Think Obamacare will kill COBRA? Not so fast …
Many employers are under the impression that healthcare reform will essentially end the need for COBRA coverage, which is one of the few positives they see in the controversial law.
But some new research suggests that’s not likely to be the case.
Differences in carriers
As some firms know, a report by Kaiser Health News and the Chicago Tribune said it should be safe to assume that most people who qualify for COBRA will instead opt for the subsidized coverage on the exchanges.
However, that report fails to factor in a number of problems COBRA participants can run into should they opt to get coverage on an exchange.
Example: COBRA participants’ carriers may not be offered in some states on the exchanges.
When COBRA participants reside in a state that offers a state exchange and they opt to drop their COBRA coverage, they must use a policy offered in that state’s exchange.
In many cases, they can’t look on the federal exchanges for better rates because the federal exchanges are reserved for states that don’t have a marketplace of their own.

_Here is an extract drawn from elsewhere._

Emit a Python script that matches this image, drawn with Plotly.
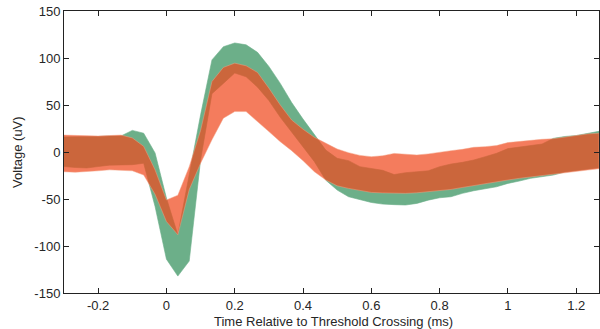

And if the COBRA participant’s carrier isn’t available on his or her state exchange (carrier choice varies greatly from state to state), it’s easy to see how some people wouldn’t want to walk away from their COBRA coverage.
One woman’s reason
The above example is speculative. But the Rockland County Journal News recently ran a story about Anna Imperati, a COBRA participant who looked on the New York health exchange for insurance and opted to stick with COBRA. Her reasons:
Difficulty finding an in-network doctor. In addition to determining carrier availability, COBRA participants must find out whether their current doctor is in-network in state exchange plans. For Imperati, the process was anything but simple.

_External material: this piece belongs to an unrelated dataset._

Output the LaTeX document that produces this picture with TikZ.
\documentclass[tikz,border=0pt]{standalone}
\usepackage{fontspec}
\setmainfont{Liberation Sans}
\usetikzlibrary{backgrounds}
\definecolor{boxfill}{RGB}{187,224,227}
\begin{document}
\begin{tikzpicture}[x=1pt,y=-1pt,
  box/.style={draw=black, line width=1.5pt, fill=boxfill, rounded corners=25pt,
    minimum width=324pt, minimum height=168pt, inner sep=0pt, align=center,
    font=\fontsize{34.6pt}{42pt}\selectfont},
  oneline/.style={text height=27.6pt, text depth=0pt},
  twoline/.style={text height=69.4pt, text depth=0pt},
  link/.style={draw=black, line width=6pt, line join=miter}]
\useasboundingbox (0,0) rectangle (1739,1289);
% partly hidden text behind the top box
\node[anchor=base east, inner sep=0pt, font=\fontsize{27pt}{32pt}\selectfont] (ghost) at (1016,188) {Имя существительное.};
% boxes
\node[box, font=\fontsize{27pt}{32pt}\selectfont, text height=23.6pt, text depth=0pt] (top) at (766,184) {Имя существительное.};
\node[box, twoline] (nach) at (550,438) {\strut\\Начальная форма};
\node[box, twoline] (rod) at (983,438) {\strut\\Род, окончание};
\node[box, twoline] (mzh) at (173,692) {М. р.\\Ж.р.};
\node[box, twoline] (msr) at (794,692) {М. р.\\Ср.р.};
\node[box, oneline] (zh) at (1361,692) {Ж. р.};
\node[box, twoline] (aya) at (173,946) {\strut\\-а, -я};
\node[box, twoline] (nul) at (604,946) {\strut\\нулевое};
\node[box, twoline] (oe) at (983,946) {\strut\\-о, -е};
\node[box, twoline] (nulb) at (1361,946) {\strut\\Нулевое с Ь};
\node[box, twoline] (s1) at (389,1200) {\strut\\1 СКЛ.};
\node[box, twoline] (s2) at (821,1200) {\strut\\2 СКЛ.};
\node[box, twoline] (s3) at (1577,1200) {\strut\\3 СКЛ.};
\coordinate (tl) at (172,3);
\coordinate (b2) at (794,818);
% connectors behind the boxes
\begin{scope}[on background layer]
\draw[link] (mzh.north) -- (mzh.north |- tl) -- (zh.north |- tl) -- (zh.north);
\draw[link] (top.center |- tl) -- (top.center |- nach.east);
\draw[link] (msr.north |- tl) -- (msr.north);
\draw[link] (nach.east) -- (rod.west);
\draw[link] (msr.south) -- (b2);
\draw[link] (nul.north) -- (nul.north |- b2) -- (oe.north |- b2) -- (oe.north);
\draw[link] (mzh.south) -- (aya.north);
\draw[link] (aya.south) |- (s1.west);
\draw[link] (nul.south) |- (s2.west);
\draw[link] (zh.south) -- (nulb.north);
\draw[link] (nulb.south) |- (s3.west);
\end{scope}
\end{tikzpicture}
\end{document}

Unaffordable coverage … even with the subsidy. In order for the exchange coverage to be truly affordable, participants will generally need to qualify for a sizeable subsidy.

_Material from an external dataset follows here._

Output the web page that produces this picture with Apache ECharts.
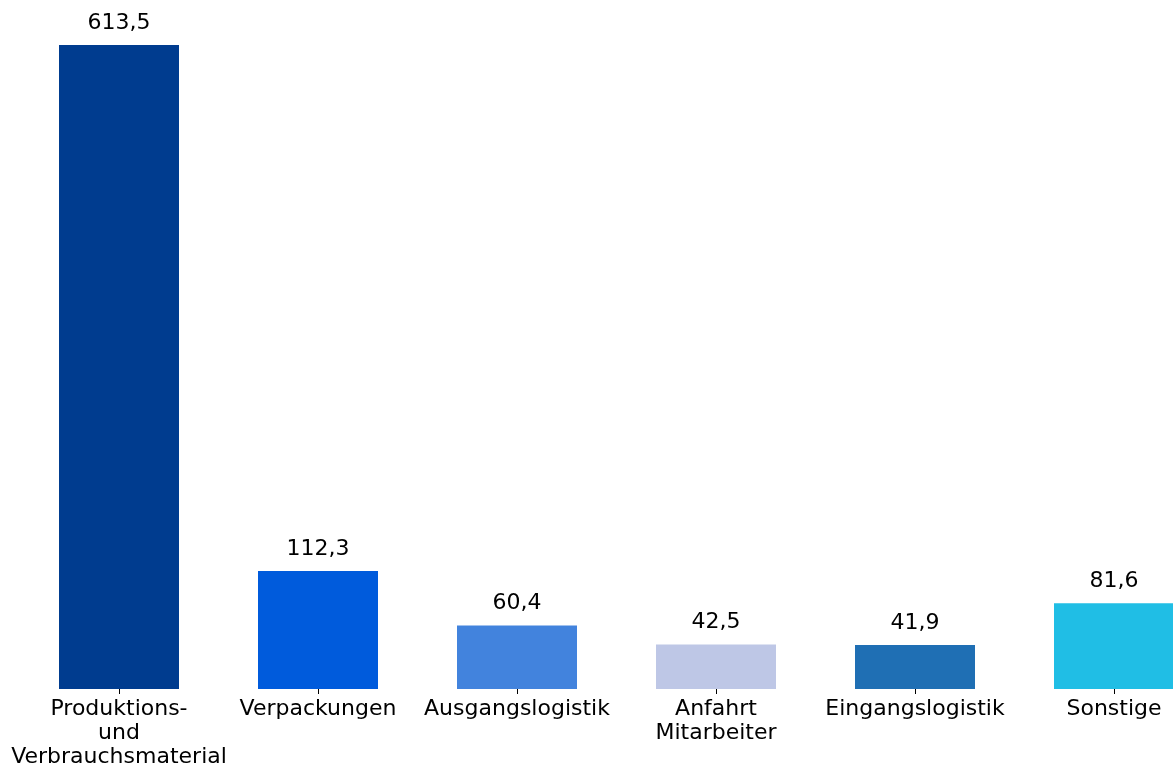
<!DOCTYPE html>
<html>
<head>
<meta charset="utf-8">
<script src="https://cdn.jsdelivr.net/npm/echarts@6/dist/echarts.min.js"></script>
<style>
  html, body { margin: 0; padding: 0; background: #fff; overflow: hidden; }
  #chart { width: 1214px; height: 769px; }
</style>
</head>
<body>
<div id="chart"></div>
<script>
const categories = ['Produktions-\nund\nVerbrauchsmaterial', 'Verpackungen', 'Ausgangslogistik', 'Anfahrt\nMitarbeiter', 'Eingangslogistik', 'Sonstige'];
const values = [613.5, 112.3, 60.4, 42.5, 41.9, 81.6];
const colors = ['#003C8F', '#005BDC', '#4283DD', '#BEC7E6', '#1F6FB4', '#20BEE5'];

// chart is a bit wider than the window so the last bar gets cut at the edge
let myChart = echarts.init(document.getElementById('chart'));

myChart.setOption({
    animation: false,
    textStyle: { fontFamily: 'DejaVu Sans' },
    grid: { left: 19.5, right: 0.5, top: 45, bottom: 79, containLabel: false },
    xAxis: {
        type: 'category',
        data: categories,
        axisLine: { show: false },
        axisTick: { show: true, alignWithLabel: true, length: 5, lineStyle: { color: '#000', width: 1 } },
        axisLabel: { color: '#000', fontSize: 22, lineHeight: 24, margin: 8, interval: 0 }
    },
    yAxis: {
        type: 'value',
        min: 0,
        max: 613.5,
        show: false,
        splitLine: { show: false }
    },
    series: [{
        type: 'bar',
        barWidth: 120,
        data: values.map((v, i) => ({ value: v, itemStyle: { color: colors[i] } })),
        label: {
            show: true,
            position: 'top',
            distance: 11,
            color: '#000',
            fontSize: 22,
            formatter: p => p.value.toFixed(1).replace('.', ',')
        }
    }]
});
</script>
</body>
</html>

Imperati, who earned around $40,000 per year, qualified for a subsidy of $54 per month.
So, based on a cost-estimator on the exchange site, the Journal News determined Imperati would pay between $276 to $588 for a health reform silver plan, which would cover about 70% of her healthcare costs; and up to $847 per month for a platinum plan that would cover 90% of her health costs.
These amounts were actually more expensive than her COBRA coverage.